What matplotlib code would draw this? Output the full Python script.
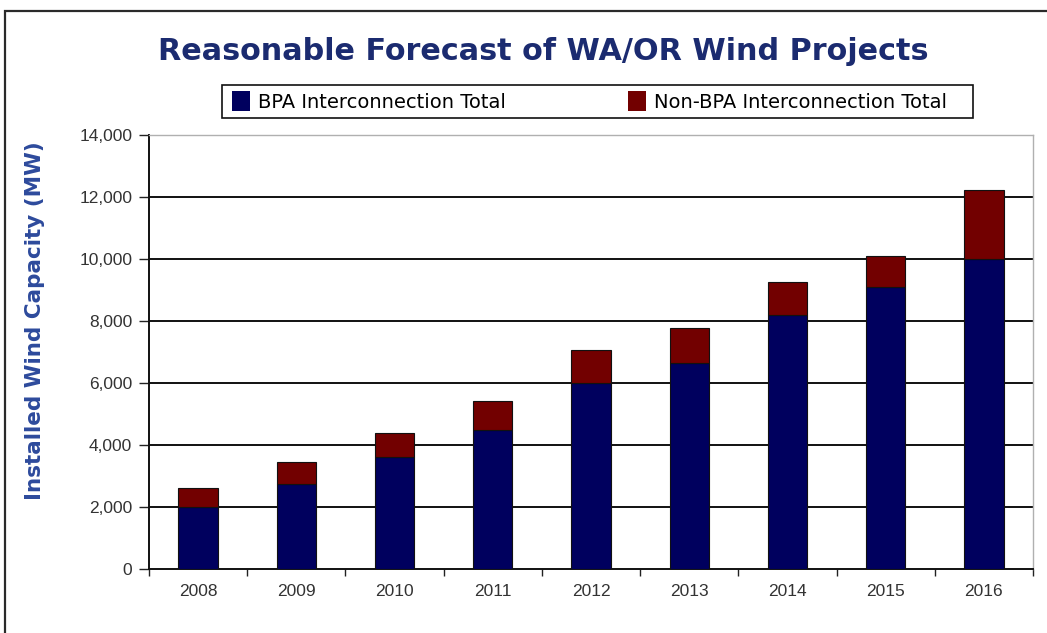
import matplotlib
matplotlib.use("Agg")
import matplotlib.pyplot as plt
from matplotlib.patches import Rectangle, Patch
import numpy as np

years = ["2008", "2009", "2010", "2011", "2012", "2013", "2014", "2015", "2016"]
bpa = [2000, 2730, 3600, 4500, 6000, 6650, 8200, 9100, 10000]
non_bpa = [600, 720, 800, 920, 1050, 1120, 1070, 1000, 2230]
yticks = [0, 2000, 4000, 6000, 8000, 10000, 12000, 14000]

plt.rcParams['font.family'] = ['Liberation Sans', 'DejaVu Sans']

W, H = 1047, 633
fig = plt.figure(figsize=(W / 100, H / 100), dpi=100)
fig.patch.set_facecolor('white')

# outer frame (clipped on right/bottom)
fig.patches.append(Rectangle((5 / W, -0.05), 1.2, 1 - 11 / H + 0.05,
                             transform=fig.transFigure, fill=False,
                             edgecolor='#2a2a2a', linewidth=1.6))

ax = fig.add_axes([149 / W, 1 - 569 / H, (1033 - 149) / W, (569 - 135) / H])
x = np.arange(len(years))
navy = '#00005e'
maroon = '#720000'
ax.bar(x, bpa, width=0.4, color=navy, edgecolor='#111111', linewidth=0.8, zorder=3)
ax.bar(x, non_bpa, width=0.4, bottom=bpa, color=maroon, edgecolor='#111111', linewidth=0.8, zorder=3)

ax.set_xlim(-0.5, len(years) - 0.5)
ax.set_ylim(0, 14000)
ax.set_yticks(yticks)
ax.set_yticklabels([f"{v:,}" for v in yticks], fontsize=12.5, color='#333333')
ax.set_xticks(x)
ax.set_xticklabels(years, fontsize=12.5, color='#333333')
ax.tick_params(axis='x', length=0, pad=11)
ax.set_xticks(np.arange(-0.5, len(years)), minor=True)
ax.tick_params(axis='x', which='minor', length=5, width=1, color='#222222')
ax.tick_params(axis='y', length=7, width=1, color='#222222', pad=5)

for v in yticks[1:-1]:
    ax.axhline(v, color='#111111', linewidth=1.4, zorder=1)
for s in ['top', 'right']:
    ax.spines[s].set_color('#b0b0b0')
    ax.spines[s].set_linewidth(1.0)
for s in ['left', 'bottom']:
    ax.spines[s].set_color('#111111')
    ax.spines[s].set_linewidth(1.4)

ax.set_ylabel("Installed Wind Capacity (MW)", fontsize=15.5, fontweight='bold',
              color='#2d4a9c', family=['DejaVu Sans'])
ax.yaxis.set_label_coords(-(149 - 45) / (1033 - 149), (569 - 321) / (569 - 135))

fig.text(543 / W, 1 - 52 / H, "Reasonable Forecast of WA/OR Wind Projects",
         ha='center', va='center', fontsize=21.8, fontweight='bold', color='#1b2b70',
         family=['DejaVu Sans'])

# legend frame
fig.patches.append(Rectangle((222 / W, 1 - 118 / H), 751 / W, 33 / H,
                             transform=fig.transFigure, fill=True, facecolor='white',
                             edgecolor='#111111', linewidth=1.2))

handles = [Patch(facecolor=navy, edgecolor='none'), Patch(facecolor=maroon, edgecolor='none')]
leg = fig.legend(handles, ["BPA Interconnection Total", "Non-BPA Interconnection Total"],
                 loc='center left', bbox_to_anchor=(232 / W, 1 - 101.5 / H),
                 ncol=2, frameon=False,
                 prop={'family': ['DejaVu Sans'], 'size': 14},
                 handlelength=0.95, handleheight=1.2,
                 handletextpad=0.4, borderpad=0.0, borderaxespad=0,
                 columnspacing=6.26)

fig.savefig("out.png", dpi=100, facecolor='white')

________________________

_GIVEN REQUEST_
Images in the data above are to be skipped. Retype all other material exactly.

_SOLUTION_
What matplotlib code would draw this? Output the full Python script.
import matplotlib
matplotlib.use("Agg")
import matplotlib.pyplot as plt
from matplotlib.patches import Rectangle, Patch
import numpy as np

years = ["2008", "2009", "2010", "2011", "2012", "2013", "2014", "2015", "2016"]
bpa = [2000, 2730, 3600, 4500, 6000, 6650, 8200, 9100, 10000]
non_bpa = [600, 720, 800, 920, 1050, 1120, 1070, 1000, 2230]
yticks = [0, 2000, 4000, 6000, 8000, 10000, 12000, 14000]

plt.rcParams['font.family'] = ['Liberation Sans', 'DejaVu Sans']

W, H = 1047, 633
fig = plt.figure(figsize=(W / 100, H / 100), dpi=100)
fig.patch.set_facecolor('white')

# outer frame (clipped on right/bottom)
fig.patches.append(Rectangle((5 / W, -0.05), 1.2, 1 - 11 / H + 0.05,
                             transform=fig.transFigure, fill=False,
                             edgecolor='#2a2a2a', linewidth=1.6))

ax = fig.add_axes([149 / W, 1 - 569 / H, (1033 - 149) / W, (569 - 135) / H])
x = np.arange(len(years))
navy = '#00005e'
maroon = '#720000'
ax.bar(x, bpa, width=0.4, color=navy, edgecolor='#111111', linewidth=0.8, zorder=3)
ax.bar(x, non_bpa, width=0.4, bottom=bpa, color=maroon, edgecolor='#111111', linewidth=0.8, zorder=3)

ax.set_xlim(-0.5, len(years) - 0.5)
ax.set_ylim(0, 14000)
ax.set_yticks(yticks)
ax.set_yticklabels([f"{v:,}" for v in yticks], fontsize=12.5, color='#333333')
ax.set_xticks(x)
ax.set_xticklabels(years, fontsize=12.5, color='#333333')
ax.tick_params(axis='x', length=0, pad=11)
ax.set_xticks(np.arange(-0.5, len(years)), minor=True)
ax.tick_params(axis='x', which='minor', length=5, width=1, color='#222222')
ax.tick_params(axis='y', length=7, width=1, color='#222222', pad=5)

for v in yticks[1:-1]:
    ax.axhline(v, color='#111111', linewidth=1.4, zorder=1)
for s in ['top', 'right']:
    ax.spines[s].set_color('#b0b0b0')
    ax.spines[s].set_linewidth(1.0)
for s in ['left', 'bottom']:
    ax.spines[s].set_color('#111111')
    ax.spines[s].set_linewidth(1.4)

ax.set_ylabel("Installed Wind Capacity (MW)", fontsize=15.5, fontweight='bold',
              color='#2d4a9c', family=['DejaVu Sans'])
ax.yaxis.set_label_coords(-(149 - 45) / (1033 - 149), (569 - 321) / (569 - 135))

fig.text(543 / W, 1 - 52 / H, "Reasonable Forecast of WA/OR Wind Projects",
         ha='center', va='center', fontsize=21.8, fontweight='bold', color='#1b2b70',
         family=['DejaVu Sans'])

# legend frame
fig.patches.append(Rectangle((222 / W, 1 - 118 / H), 751 / W, 33 / H,
                             transform=fig.transFigure, fill=True, facecolor='white',
                             edgecolor='#111111', linewidth=1.2))

handles = [Patch(facecolor=navy, edgecolor='none'), Patch(facecolor=maroon, edgecolor='none')]
leg = fig.legend(handles, ["BPA Interconnection Total", "Non-BPA Interconnection Total"],
                 loc='center left', bbox_to_anchor=(232 / W, 1 - 101.5 / H),
                 ncol=2, frameon=False,
                 prop={'family': ['DejaVu Sans'], 'size': 14},
                 handlelength=0.95, handleheight=1.2,
                 handletextpad=0.4, borderpad=0.0, borderaxespad=0,
                 columnspacing=6.26)

fig.savefig("out.png", dpi=100, facecolor='white')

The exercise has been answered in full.